Charts and diagrams as code:
START

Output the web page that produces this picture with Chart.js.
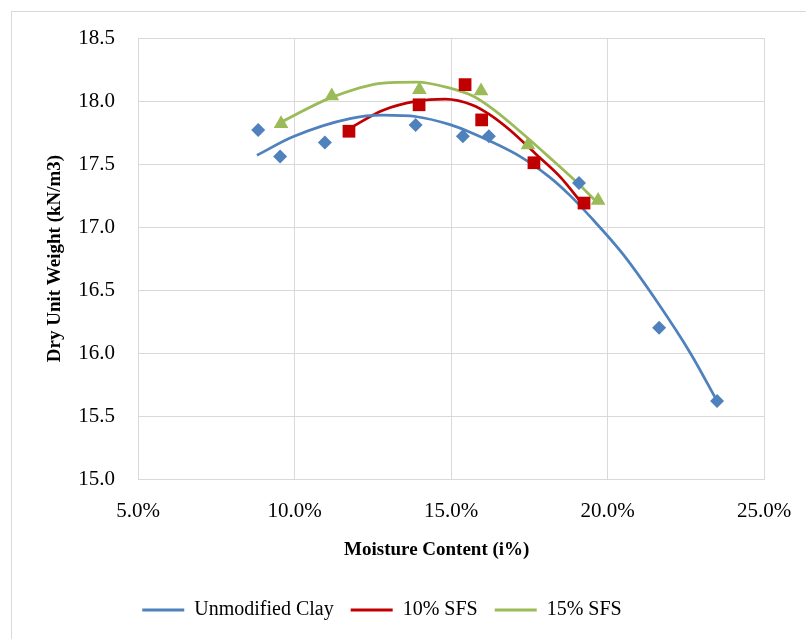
<!DOCTYPE html>
<html>
<head>
<meta charset="utf-8">
<script src="https://cdn.jsdelivr.net/npm/chart.js@4/dist/chart.umd.min.js"></script>
<style>
  html, body { margin: 0; padding: 0; background: #fff; overflow: hidden; }
  #frame { position: absolute; left: 11px; top: 11px; width: 900px; height: 900px; border: 1px solid #d9d9d9; }
  #chart { position: absolute; left: 0; top: 0; }
</style>
</head>
<body>
<div id="frame"></div>
<canvas id="chart" width="806" height="639"></canvas>
<script>
// measured points (moisture %, dry unit weight kN/m3)
let clayX = [8.84, 9.54, 10.97, 13.87, 15.38, 16.21, 19.09, 21.65, 23.50];
let clayY = [17.77, 17.56, 17.67, 17.81, 17.72, 17.72, 17.35, 16.20, 15.62];
let sfs10X = [11.74, 13.98, 15.45, 15.98, 17.65, 19.25];
let sfs10Y = [17.76, 17.97, 18.13, 17.85, 17.51, 17.19];
let sfs15X = [9.57, 11.19, 13.99, 15.96, 17.46, 19.70];
let sfs15Y = [17.82, 18.04, 18.09, 18.08, 17.65, 17.21];

// trend lines
let clayTrendX = [8.80, 9.95, 11.77, 12.83, 13.91, 14.97, 15.61, 17.20, 18.16, 18.80, 19.44, 20.50, 21.58, 22.64, 23.50];
let clayTrendY = [17.569, 17.716, 17.860, 17.887, 17.875, 17.812, 17.752, 17.561, 17.394, 17.251, 17.084, 16.782, 16.408, 16.002, 15.620];
let sfs10TrendX = [11.77, 12.83, 13.91, 14.81, 15.70, 16.25, 16.88, 17.75, 18.48, 19.19];
let sfs10TrendY = [17.784, 17.927, 17.999, 18.015, 17.967, 17.890, 17.770, 17.570, 17.400, 17.187];
let sfs15TrendX = [9.57, 11.13, 12.83, 13.91, 14.97, 15.70, 16.34, 17.20, 18.25, 19.12, 19.60];
let sfs15TrendY = [17.832, 18.023, 18.142, 18.150, 18.102, 18.039, 17.935, 17.760, 17.529, 17.331, 17.211];

let seriesNames = ["Unmodified Clay", "10% SFS", "15% SFS"];
let colors = ["#4f81bd", "#c00000", "#9bbb59"];

function pts(xs, ys) {
    return xs.map((x, i) => ({ x: x, y: ys[i] }));
}

let font = "'Liberation Serif', 'Times New Roman', serif";
Chart.defaults.font.family = font;
Chart.defaults.color = "#000";

function trend(i, xs, ys) {
    return {
        label: seriesNames[i],
        data: pts(xs, ys),
        showLine: true,
        borderColor: colors[i],
        backgroundColor: colors[i],
        borderWidth: 2.75,
        pointRadius: 0,
        cubicInterpolationMode: "monotone",
        order: 1,
    };
}

let ctx = document.getElementById("chart").getContext("2d");

let chart = new Chart(ctx, {
    type: "scatter",
    data: {
        datasets: [
            {
                label: "clay points",
                data: pts(clayX, clayY),
                pointStyle: "rectRot",
                pointRadius: 7,
                backgroundColor: colors[0],
                borderWidth: 0,
                order: 0,
            },
            {
                label: "10 points",
                data: pts(sfs10X, sfs10Y),
                pointStyle: "rect",
                pointRadius: 9,
                backgroundColor: colors[1],
                borderWidth: 0,
                order: 0,
            },
            {
                label: "15 points",
                data: pts(sfs15X, sfs15Y),
                pointStyle: "triangle",
                pointRadius: 8.5,
                backgroundColor: colors[2],
                borderWidth: 0,
                order: 0,
            },
            trend(0, clayTrendX, clayTrendY),
            trend(1, sfs10TrendX, sfs10TrendY),
            trend(2, sfs15TrendX, sfs15TrendY),
        ]
    },
    options: {
        responsive: false,
        animation: false,
        devicePixelRatio: 1,
        layout: {
            padding: { left: 0, right: 42, top: 38, bottom: 9 }
        },
        plugins: {
            tooltip: { enabled: false },
            legend: {
                position: "bottom",
                labels: {
                    boxWidth: 42,
                    boxHeight: 3,
                    padding: 17,
                    font: { size: 20 },
                    color: "#000",
                    generateLabels: function (c) {
                        return c.data.datasets
                            .map((ds, i) => ({
                                text: ds.label,
                                fillStyle: ds.borderColor,
                                strokeStyle: ds.borderColor,
                                lineWidth: 0,
                                hidden: false,
                                datasetIndex: i,
                            }))
                            .filter(l => c.data.datasets[l.datasetIndex].showLine);
                    }
                }
            }
        },
        scales: {
            x: {
                type: "linear",
                min: 5,
                max: 25,
                afterFit: s => { s.height = 104; s.paddingRight = 0; },
                grid: { color: "#d9d9d9", drawTicks: false },
                border: { color: "#d9d9d9" },
                ticks: {
                    stepSize: 5,
                    padding: 20,
                    font: { size: 21 },
                    color: "#000",
                    callback: v => v.toFixed(1) + "%",
                },
                title: {
                    display: true,
                    text: "Moisture Content (i%)\u00a0\u00a0\u00a0\u00a0\u00a0\u00a0",
                    font: { size: 19, weight: "bold" },
                    color: "#000",
                    padding: { top: 14, bottom: 22 },
                }
            },
            y: {
                min: 15,
                max: 18.5,
                afterFit: s => { s.width = 138; },
                grid: { color: "#d9d9d9", drawTicks: false },
                border: { color: "#d9d9d9" },
                ticks: {
                    stepSize: 0.5,
                    padding: 23,
                    font: { size: 21 },
                    color: "#000",
                    callback: v => v.toFixed(1),
                },
                title: {
                    display: true,
                    text: "Dry Unit Weight (kN/m3)",
                    font: { size: 19, weight: "bold" },
                    color: "#000",
                    padding: { top: 44, bottom: 0 },
                }
            }
        }
    }
});
</script>
</body>
</html>
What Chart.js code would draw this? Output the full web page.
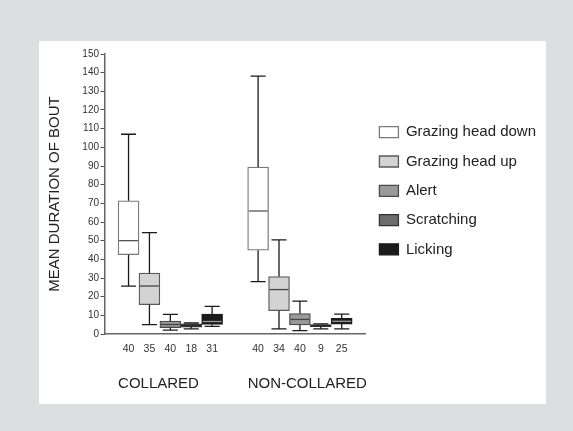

END

SHORT EXERCISE:
Do not copy the pictures, but repeat every line exactly.

EXERCISE ANSWER:
Output the web page that produces this picture with Chart.js.
<!DOCTYPE html>
<html>
<head>
<meta charset="utf-8">
<script src="https://cdn.jsdelivr.net/npm/chart.js@4/dist/chart.umd.min.js"></script>
<style>
  html, body { margin: 0; padding: 0; background: #fff; overflow: hidden; }
  #frame { position: absolute; left: 11px; top: 11px; width: 900px; height: 900px; border: 1px solid #d9d9d9; }
  #chart { position: absolute; left: 0; top: 0; }
</style>
</head>
<body>
<div id="frame"></div>
<canvas id="chart" width="806" height="639"></canvas>
<script>
// measured points (moisture %, dry unit weight kN/m3)
let clayX = [8.84, 9.54, 10.97, 13.87, 15.38, 16.21, 19.09, 21.65, 23.50];
let clayY = [17.77, 17.56, 17.67, 17.81, 17.72, 17.72, 17.35, 16.20, 15.62];
let sfs10X = [11.74, 13.98, 15.45, 15.98, 17.65, 19.25];
let sfs10Y = [17.76, 17.97, 18.13, 17.85, 17.51, 17.19];
let sfs15X = [9.57, 11.19, 13.99, 15.96, 17.46, 19.70];
let sfs15Y = [17.82, 18.04, 18.09, 18.08, 17.65, 17.21];

// trend lines
let clayTrendX = [8.80, 9.95, 11.77, 12.83, 13.91, 14.97, 15.61, 17.20, 18.16, 18.80, 19.44, 20.50, 21.58, 22.64, 23.50];
let clayTrendY = [17.569, 17.716, 17.860, 17.887, 17.875, 17.812, 17.752, 17.561, 17.394, 17.251, 17.084, 16.782, 16.408, 16.002, 15.620];
let sfs10TrendX = [11.77, 12.83, 13.91, 14.81, 15.70, 16.25, 16.88, 17.75, 18.48, 19.19];
let sfs10TrendY = [17.784, 17.927, 17.999, 18.015, 17.967, 17.890, 17.770, 17.570, 17.400, 17.187];
let sfs15TrendX = [9.57, 11.13, 12.83, 13.91, 14.97, 15.70, 16.34, 17.20, 18.25, 19.12, 19.60];
let sfs15TrendY = [17.832, 18.023, 18.142, 18.150, 18.102, 18.039, 17.935, 17.760, 17.529, 17.331, 17.211];

let seriesNames = ["Unmodified Clay", "10% SFS", "15% SFS"];
let colors = ["#4f81bd", "#c00000", "#9bbb59"];

function pts(xs, ys) {
    return xs.map((x, i) => ({ x: x, y: ys[i] }));
}

let font = "'Liberation Serif', 'Times New Roman', serif";
Chart.defaults.font.family = font;
Chart.defaults.color = "#000";

function trend(i, xs, ys) {
    return {
        label: seriesNames[i],
        data: pts(xs, ys),
        showLine: true,
        borderColor: colors[i],
        backgroundColor: colors[i],
        borderWidth: 2.75,
        pointRadius: 0,
        cubicInterpolationMode: "monotone",
        order: 1,
    };
}

let ctx = document.getElementById("chart").getContext("2d");

let chart = new Chart(ctx, {
    type: "scatter",
    data: {
        datasets: [
            {
                label: "clay points",
                data: pts(clayX, clayY),
                pointStyle: "rectRot",
                pointRadius: 7,
                backgroundColor: colors[0],
                borderWidth: 0,
                order: 0,
            },
            {
                label: "10 points",
                data: pts(sfs10X, sfs10Y),
                pointStyle: "rect",
                pointRadius: 9,
                backgroundColor: colors[1],
                borderWidth: 0,
                order: 0,
            },
            {
                label: "15 points",
                data: pts(sfs15X, sfs15Y),
                pointStyle: "triangle",
                pointRadius: 8.5,
                backgroundColor: colors[2],
                borderWidth: 0,
                order: 0,
            },
            trend(0, clayTrendX, clayTrendY),
            trend(1, sfs10TrendX, sfs10TrendY),
            trend(2, sfs15TrendX, sfs15TrendY),
        ]
    },
    options: {
        responsive: false,
        animation: false,
        devicePixelRatio: 1,
        layout: {
            padding: { left: 0, right: 42, top: 38, bottom: 9 }
        },
        plugins: {
            tooltip: { enabled: false },
            legend: {
                position: "bottom",
                labels: {
                    boxWidth: 42,
                    boxHeight: 3,
                    padding: 17,
                    font: { size: 20 },
                    color: "#000",
                    generateLabels: function (c) {
                        return c.data.datasets
                            .map((ds, i) => ({
                                text: ds.label,
                                fillStyle: ds.borderColor,
                                strokeStyle: ds.borderColor,
                                lineWidth: 0,
                                hidden: false,
                                datasetIndex: i,
                            }))
                            .filter(l => c.data.datasets[l.datasetIndex].showLine);
                    }
                }
            }
        },
        scales: {
            x: {
                type: "linear",
                min: 5,
                max: 25,
                afterFit: s => { s.height = 104; s.paddingRight = 0; },
                grid: { color: "#d9d9d9", drawTicks: false },
                border: { color: "#d9d9d9" },
                ticks: {
                    stepSize: 5,
                    padding: 20,
                    font: { size: 21 },
                    color: "#000",
                    callback: v => v.toFixed(1) + "%",
                },
                title: {
                    display: true,
                    text: "Moisture Content (i%)\u00a0\u00a0\u00a0\u00a0\u00a0\u00a0",
                    font: { size: 19, weight: "bold" },
                    color: "#000",
                    padding: { top: 14, bottom: 22 },
                }
            },
            y: {
                min: 15,
                max: 18.5,
                afterFit: s => { s.width = 138; },
                grid: { color: "#d9d9d9", drawTicks: false },
                border: { color: "#d9d9d9" },
                ticks: {
                    stepSize: 0.5,
                    padding: 23,
                    font: { size: 21 },
                    color: "#000",
                    callback: v => v.toFixed(1),
                },
                title: {
                    display: true,
                    text: "Dry Unit Weight (kN/m3)",
                    font: { size: 19, weight: "bold" },
                    color: "#000",
                    padding: { top: 44, bottom: 0 },
                }
            }
        }
    }
});
</script>
</body>
</html>
What Chart.js code would draw this? Output the full web page.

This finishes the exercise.